15 years later and I’m here. Watching him play the tuba at halftime.
Put me in your bio so I know it’s real… Just kidding, I’d rather be in your will.
Sorry I’m late, there was a dad yelling at his teenage son for buying $90 jeans and I had to hear every word of it.
professor x: what’s your power
me: time travel and a full head of hair lol
professor x: get out
[5 seconds later]
professor x: what’s your power
me, wearing a hat: time travel
The nice thing about Hide-and-Seek is your children voluntarily go in a closet and be quiet for 3 hours.
me: any historical figure?
wizard: that’s right[later at dinner]
Beethoven: you seem disappointed
me: *hiding dog treats* it’s fine
Wild falcons live to be about 13, so all the falcons in the wild today were born in the 21st century.
They’re millennial falcons.
EMPLOYMENT AGENT: How did you get fired from your last job?
ME: I’m not going to lie, pretty easily.
By the time my CVS receipt finished printing I was eligible for another prescription refill.
[Deathbed]
Gandalf: *struggling to sit up* Frodo
Frodo: yes Gandalf?
Gandalf: theres something i always wanted to say
Frodo: *tearing up at the thought of being told he is like a son to him* yes?
Gandalf: we- *dying breath* we totally could have rode the eagles the whole way
I just ate an entire cake to get the taste of salad out of my mouth.
Hubs: I want to Marie Curie our house.
Me: Damn you hate our house that much?
Hubs: I think I’m thinking of the wrong person
Me: Did you mean Marie Kondo?
Hubs: Yes!!
Me: [walks up to boss] *SLAP*
Boss: WTH?!
Me: It’s Natl Bully Month
Boss: No, it’s Natl Bully PREVENTION Month!
Me: well this is awkward
the owl’s distinctive call allows them to communicate over distances spanning 800 meters but they usually just talk shit about bats
If you aren’t amazed by a plant showing up after you put a seed in the ground, we have nothing to talk about. Unless you’re like, really hot.

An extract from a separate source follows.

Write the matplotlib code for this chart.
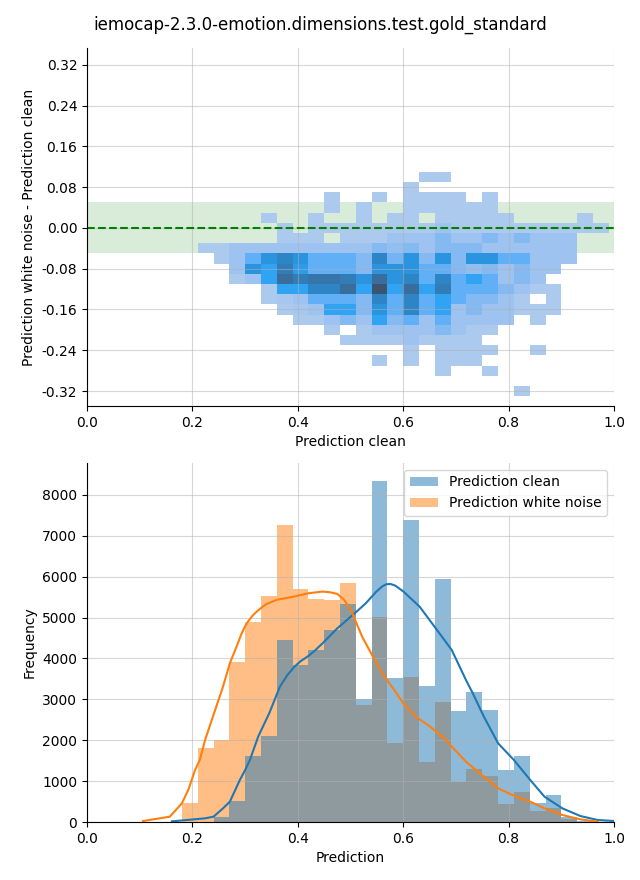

Me, to all my kids before the age of 2.
“No screens allowed.”
On their 2nd birthday, handing over iPad.
“This is your mother now.”
Thinking about the time I told my husband, “I kinda wanna domesticate a raccoon” and he sincerely sighed and said, “I know, I worry about that”
If you find your cat reading a book titled “To Serve Man,” I’m just going to warn you right now, those are recipes. Cats aren’t servants.
A shoemaker called yesterday and yelled at me because I hadn’t picked up the boots he repaired. It’s been one week. He said they’ve been there since October. (They haven’t.) I said, “WHY ARE YOU YELLING AT ME?” He said he yelled at all his customers.
5-year-old daughter: I don’t like my princess shoes with the heels.
Me: Do they hurt your feet?
5-year-old: I can’t run from zombies.
Me: I really can’t stay
Him: Baby it’s cold outside
Me: I’ve got to go away
Him: Baby it’s cold outside
Me: Just let me go!
Manager of Hotel California *walks over* is there a problem?